# [Raw data]

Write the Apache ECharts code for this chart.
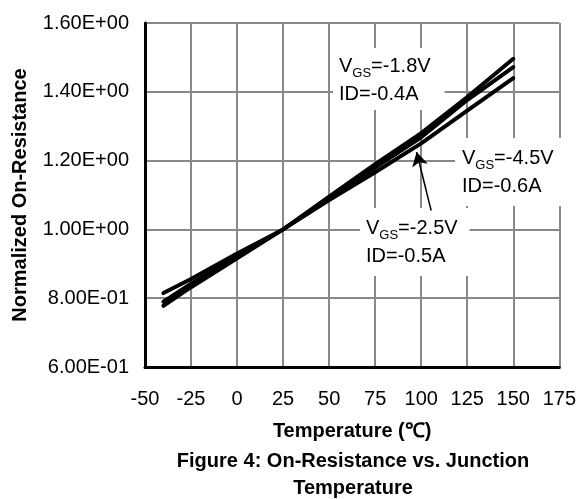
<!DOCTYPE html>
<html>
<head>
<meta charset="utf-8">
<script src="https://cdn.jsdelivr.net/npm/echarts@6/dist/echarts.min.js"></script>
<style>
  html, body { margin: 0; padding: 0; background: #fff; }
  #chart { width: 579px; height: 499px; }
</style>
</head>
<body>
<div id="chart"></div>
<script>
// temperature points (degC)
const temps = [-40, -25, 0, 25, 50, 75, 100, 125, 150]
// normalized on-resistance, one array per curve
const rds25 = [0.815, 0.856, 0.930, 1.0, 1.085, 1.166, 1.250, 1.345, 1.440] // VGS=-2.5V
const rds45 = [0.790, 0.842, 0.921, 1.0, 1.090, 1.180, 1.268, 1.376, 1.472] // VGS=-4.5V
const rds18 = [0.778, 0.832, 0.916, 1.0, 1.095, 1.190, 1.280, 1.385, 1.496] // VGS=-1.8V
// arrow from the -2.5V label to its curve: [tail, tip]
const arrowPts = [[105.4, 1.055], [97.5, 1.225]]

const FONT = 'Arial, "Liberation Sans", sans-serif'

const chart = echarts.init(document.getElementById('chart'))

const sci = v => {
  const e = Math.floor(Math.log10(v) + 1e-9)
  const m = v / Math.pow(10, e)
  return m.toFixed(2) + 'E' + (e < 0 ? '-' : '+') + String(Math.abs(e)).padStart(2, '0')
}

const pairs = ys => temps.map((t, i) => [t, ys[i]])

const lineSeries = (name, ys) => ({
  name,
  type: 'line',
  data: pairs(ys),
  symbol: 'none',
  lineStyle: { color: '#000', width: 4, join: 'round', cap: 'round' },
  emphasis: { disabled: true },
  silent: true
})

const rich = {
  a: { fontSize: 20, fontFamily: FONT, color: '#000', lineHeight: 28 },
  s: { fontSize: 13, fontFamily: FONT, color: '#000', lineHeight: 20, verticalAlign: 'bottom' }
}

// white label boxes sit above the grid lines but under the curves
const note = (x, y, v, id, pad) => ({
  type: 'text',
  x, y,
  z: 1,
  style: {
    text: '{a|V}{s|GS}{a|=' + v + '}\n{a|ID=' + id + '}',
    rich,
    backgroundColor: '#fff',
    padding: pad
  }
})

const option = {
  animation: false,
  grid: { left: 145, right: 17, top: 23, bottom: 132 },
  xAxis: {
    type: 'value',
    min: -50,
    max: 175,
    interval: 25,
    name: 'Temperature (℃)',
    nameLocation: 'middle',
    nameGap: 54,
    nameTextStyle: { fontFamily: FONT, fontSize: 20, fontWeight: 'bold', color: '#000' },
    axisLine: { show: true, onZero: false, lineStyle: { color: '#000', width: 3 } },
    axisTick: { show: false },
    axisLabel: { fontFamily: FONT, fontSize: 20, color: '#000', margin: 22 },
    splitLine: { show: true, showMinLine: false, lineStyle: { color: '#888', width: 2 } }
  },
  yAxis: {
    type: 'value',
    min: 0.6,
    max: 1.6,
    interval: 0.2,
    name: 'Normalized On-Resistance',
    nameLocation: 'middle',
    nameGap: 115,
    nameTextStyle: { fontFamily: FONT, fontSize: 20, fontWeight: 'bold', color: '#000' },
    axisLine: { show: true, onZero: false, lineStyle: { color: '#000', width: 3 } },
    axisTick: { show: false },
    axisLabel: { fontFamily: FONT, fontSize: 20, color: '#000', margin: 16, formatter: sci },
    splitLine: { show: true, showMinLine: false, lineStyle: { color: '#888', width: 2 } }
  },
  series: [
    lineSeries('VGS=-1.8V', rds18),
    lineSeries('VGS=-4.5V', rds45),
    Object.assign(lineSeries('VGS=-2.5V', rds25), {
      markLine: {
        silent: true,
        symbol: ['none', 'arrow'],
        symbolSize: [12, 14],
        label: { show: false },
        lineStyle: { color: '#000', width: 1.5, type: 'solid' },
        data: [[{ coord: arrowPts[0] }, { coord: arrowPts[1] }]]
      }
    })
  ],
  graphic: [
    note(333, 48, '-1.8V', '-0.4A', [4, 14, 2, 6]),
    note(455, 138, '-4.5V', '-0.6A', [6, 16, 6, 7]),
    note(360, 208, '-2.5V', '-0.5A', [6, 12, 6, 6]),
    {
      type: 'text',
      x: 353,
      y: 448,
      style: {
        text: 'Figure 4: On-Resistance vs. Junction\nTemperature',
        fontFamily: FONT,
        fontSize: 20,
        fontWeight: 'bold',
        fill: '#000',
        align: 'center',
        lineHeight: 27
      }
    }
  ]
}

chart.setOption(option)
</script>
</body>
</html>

--

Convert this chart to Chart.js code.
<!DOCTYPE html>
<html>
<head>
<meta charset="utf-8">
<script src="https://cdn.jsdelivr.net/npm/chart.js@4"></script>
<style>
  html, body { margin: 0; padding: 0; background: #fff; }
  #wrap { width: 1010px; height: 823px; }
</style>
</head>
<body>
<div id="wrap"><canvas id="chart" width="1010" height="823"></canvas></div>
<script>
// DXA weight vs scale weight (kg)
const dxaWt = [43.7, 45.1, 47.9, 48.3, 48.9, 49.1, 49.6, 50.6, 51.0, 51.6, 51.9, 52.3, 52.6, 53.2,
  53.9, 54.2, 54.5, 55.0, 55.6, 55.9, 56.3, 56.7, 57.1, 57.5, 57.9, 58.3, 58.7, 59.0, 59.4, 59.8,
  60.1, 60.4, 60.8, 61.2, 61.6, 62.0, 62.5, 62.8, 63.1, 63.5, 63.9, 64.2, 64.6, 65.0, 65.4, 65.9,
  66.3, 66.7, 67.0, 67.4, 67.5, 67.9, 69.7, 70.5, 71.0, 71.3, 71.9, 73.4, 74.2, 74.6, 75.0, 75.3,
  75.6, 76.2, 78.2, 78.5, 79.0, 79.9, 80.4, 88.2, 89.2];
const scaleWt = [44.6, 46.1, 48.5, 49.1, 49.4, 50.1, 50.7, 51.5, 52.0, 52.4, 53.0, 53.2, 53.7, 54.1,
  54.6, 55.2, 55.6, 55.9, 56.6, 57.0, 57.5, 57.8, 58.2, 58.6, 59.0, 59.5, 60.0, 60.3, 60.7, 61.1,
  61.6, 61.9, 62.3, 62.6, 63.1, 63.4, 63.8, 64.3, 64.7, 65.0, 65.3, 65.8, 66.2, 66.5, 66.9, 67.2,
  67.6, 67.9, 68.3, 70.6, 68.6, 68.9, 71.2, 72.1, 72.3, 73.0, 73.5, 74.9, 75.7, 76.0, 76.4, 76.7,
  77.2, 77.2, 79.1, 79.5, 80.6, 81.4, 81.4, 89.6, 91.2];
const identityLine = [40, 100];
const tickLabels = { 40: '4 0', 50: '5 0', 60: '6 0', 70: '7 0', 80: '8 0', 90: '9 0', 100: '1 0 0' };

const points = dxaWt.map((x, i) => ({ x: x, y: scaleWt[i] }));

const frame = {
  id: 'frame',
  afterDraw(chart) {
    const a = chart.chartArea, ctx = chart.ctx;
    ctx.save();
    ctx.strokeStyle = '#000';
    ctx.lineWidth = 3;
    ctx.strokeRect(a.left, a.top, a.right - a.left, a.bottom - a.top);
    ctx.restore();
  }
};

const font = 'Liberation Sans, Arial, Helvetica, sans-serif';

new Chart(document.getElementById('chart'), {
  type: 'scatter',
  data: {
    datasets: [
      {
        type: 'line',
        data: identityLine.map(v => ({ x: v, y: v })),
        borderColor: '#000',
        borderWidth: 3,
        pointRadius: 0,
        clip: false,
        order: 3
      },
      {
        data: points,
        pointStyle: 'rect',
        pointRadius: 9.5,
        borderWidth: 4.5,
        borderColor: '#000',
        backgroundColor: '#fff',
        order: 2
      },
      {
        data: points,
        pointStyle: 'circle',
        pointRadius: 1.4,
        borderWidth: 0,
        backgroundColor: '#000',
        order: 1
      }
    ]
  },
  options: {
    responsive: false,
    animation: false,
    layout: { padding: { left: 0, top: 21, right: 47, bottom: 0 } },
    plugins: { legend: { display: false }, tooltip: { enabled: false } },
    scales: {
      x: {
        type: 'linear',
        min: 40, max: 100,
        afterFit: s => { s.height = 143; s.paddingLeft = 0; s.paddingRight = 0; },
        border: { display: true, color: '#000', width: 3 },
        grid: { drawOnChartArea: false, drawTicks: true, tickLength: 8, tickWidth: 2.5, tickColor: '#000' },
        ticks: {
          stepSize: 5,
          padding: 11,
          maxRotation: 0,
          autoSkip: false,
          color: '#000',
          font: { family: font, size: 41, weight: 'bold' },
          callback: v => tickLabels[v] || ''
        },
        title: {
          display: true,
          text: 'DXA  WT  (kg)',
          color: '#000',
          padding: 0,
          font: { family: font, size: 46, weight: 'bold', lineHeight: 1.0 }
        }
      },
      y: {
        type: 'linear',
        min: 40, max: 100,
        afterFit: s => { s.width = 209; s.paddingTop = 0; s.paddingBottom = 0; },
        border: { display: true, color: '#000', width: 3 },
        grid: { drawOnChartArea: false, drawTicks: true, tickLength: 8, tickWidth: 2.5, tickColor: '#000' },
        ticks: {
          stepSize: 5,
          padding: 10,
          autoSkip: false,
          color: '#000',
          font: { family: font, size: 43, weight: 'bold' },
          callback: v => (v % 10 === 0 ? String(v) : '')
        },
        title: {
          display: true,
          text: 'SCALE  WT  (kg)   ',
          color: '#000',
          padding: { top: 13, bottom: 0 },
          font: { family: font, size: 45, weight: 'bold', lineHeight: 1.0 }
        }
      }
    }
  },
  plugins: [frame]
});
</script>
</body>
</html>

---

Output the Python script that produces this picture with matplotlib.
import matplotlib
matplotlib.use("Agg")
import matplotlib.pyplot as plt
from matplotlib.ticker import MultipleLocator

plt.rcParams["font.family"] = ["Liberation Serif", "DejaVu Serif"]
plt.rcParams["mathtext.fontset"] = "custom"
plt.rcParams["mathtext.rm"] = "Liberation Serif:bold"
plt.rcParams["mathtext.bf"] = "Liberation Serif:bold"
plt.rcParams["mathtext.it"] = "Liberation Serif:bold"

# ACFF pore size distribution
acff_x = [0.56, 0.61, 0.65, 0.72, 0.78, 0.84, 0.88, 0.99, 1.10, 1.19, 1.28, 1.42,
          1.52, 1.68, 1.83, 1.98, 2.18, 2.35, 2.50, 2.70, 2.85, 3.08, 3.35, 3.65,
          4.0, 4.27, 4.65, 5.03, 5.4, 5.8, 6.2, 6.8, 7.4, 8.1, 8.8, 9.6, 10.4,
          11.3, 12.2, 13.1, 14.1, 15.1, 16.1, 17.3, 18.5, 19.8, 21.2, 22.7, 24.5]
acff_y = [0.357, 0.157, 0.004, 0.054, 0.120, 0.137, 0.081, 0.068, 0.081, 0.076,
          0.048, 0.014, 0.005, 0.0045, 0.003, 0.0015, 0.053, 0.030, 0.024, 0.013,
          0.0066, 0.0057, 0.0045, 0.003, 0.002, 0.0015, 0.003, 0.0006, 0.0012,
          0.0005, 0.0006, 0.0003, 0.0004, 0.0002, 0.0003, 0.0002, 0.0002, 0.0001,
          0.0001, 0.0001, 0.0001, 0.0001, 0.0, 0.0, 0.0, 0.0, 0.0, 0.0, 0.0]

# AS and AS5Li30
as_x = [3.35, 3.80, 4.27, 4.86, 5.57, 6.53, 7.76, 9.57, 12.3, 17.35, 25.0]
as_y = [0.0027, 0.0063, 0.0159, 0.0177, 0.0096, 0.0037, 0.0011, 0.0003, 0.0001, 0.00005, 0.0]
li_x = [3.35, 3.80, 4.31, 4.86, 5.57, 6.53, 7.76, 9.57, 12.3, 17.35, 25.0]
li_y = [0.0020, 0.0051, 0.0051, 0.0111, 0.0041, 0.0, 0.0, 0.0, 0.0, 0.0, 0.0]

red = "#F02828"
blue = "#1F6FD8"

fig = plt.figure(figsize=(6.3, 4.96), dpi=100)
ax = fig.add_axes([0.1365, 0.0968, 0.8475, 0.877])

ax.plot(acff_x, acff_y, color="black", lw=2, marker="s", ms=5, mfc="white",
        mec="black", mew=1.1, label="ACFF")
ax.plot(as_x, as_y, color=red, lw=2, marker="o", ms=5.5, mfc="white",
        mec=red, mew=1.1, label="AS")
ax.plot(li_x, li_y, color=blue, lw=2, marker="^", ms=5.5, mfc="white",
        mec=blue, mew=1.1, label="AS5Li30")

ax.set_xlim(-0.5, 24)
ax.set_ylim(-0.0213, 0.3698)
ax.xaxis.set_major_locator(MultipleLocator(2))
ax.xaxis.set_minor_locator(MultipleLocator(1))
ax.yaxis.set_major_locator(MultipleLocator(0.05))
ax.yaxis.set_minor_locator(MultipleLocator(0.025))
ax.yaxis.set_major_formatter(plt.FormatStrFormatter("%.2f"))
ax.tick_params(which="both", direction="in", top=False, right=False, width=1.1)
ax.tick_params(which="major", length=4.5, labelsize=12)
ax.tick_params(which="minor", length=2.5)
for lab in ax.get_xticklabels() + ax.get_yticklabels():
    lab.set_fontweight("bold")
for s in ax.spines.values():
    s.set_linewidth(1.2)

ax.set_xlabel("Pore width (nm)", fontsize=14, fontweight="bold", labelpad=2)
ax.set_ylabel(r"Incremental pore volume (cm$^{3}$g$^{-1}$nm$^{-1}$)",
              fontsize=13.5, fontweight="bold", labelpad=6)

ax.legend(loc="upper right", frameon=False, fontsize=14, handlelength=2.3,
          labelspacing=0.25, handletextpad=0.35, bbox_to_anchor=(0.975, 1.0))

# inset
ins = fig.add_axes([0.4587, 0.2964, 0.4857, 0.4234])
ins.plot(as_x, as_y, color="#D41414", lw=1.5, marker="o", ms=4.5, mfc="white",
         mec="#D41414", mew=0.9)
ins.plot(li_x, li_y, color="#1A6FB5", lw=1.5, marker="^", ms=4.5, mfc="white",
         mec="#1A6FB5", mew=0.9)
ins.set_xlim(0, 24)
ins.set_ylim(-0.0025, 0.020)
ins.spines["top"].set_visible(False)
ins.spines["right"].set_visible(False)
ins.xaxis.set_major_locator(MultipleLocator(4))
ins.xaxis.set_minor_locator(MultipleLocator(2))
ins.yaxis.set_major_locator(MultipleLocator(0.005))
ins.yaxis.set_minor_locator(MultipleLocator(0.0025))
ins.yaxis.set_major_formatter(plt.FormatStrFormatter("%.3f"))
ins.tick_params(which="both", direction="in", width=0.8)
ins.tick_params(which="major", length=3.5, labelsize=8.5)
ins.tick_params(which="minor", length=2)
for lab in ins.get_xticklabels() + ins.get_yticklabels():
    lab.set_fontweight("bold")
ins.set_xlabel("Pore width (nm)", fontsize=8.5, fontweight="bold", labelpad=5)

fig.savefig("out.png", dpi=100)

# [Exercise prompt]
Using the data above, extract exactly the lines from the one that holds "Convert this chart to Chart.js code." to the one that holds "const font = 'Liberation", both ends included, and no others.

# [Written response]
Convert this chart to Chart.js code.
<!DOCTYPE html>
<html>
<head>
<meta charset="utf-8">
<script src="https://cdn.jsdelivr.net/npm/chart.js@4"></script>
<style>
  html, body { margin: 0; padding: 0; background: #fff; }
  #wrap { width: 1010px; height: 823px; }
</style>
</head>
<body>
<div id="wrap"><canvas id="chart" width="1010" height="823"></canvas></div>
<script>
// DXA weight vs scale weight (kg)
const dxaWt = [43.7, 45.1, 47.9, 48.3, 48.9, 49.1, 49.6, 50.6, 51.0, 51.6, 51.9, 52.3, 52.6, 53.2,
  53.9, 54.2, 54.5, 55.0, 55.6, 55.9, 56.3, 56.7, 57.1, 57.5, 57.9, 58.3, 58.7, 59.0, 59.4, 59.8,
  60.1, 60.4, 60.8, 61.2, 61.6, 62.0, 62.5, 62.8, 63.1, 63.5, 63.9, 64.2, 64.6, 65.0, 65.4, 65.9,
  66.3, 66.7, 67.0, 67.4, 67.5, 67.9, 69.7, 70.5, 71.0, 71.3, 71.9, 73.4, 74.2, 74.6, 75.0, 75.3,
  75.6, 76.2, 78.2, 78.5, 79.0, 79.9, 80.4, 88.2, 89.2];
const scaleWt = [44.6, 46.1, 48.5, 49.1, 49.4, 50.1, 50.7, 51.5, 52.0, 52.4, 53.0, 53.2, 53.7, 54.1,
  54.6, 55.2, 55.6, 55.9, 56.6, 57.0, 57.5, 57.8, 58.2, 58.6, 59.0, 59.5, 60.0, 60.3, 60.7, 61.1,
  61.6, 61.9, 62.3, 62.6, 63.1, 63.4, 63.8, 64.3, 64.7, 65.0, 65.3, 65.8, 66.2, 66.5, 66.9, 67.2,
  67.6, 67.9, 68.3, 70.6, 68.6, 68.9, 71.2, 72.1, 72.3, 73.0, 73.5, 74.9, 75.7, 76.0, 76.4, 76.7,
  77.2, 77.2, 79.1, 79.5, 80.6, 81.4, 81.4, 89.6, 91.2];
const identityLine = [40, 100];
const tickLabels = { 40: '4 0', 50: '5 0', 60: '6 0', 70: '7 0', 80: '8 0', 90: '9 0', 100: '1 0 0' };

const points = dxaWt.map((x, i) => ({ x: x, y: scaleWt[i] }));

const frame = {
  id: 'frame',
  afterDraw(chart) {
    const a = chart.chartArea, ctx = chart.ctx;
    ctx.save();
    ctx.strokeStyle = '#000';
    ctx.lineWidth = 3;
    ctx.strokeRect(a.left, a.top, a.right - a.left, a.bottom - a.top);
    ctx.restore();
  }
};

const font = 'Liberation Sans, Arial, Helvetica, sans-serif';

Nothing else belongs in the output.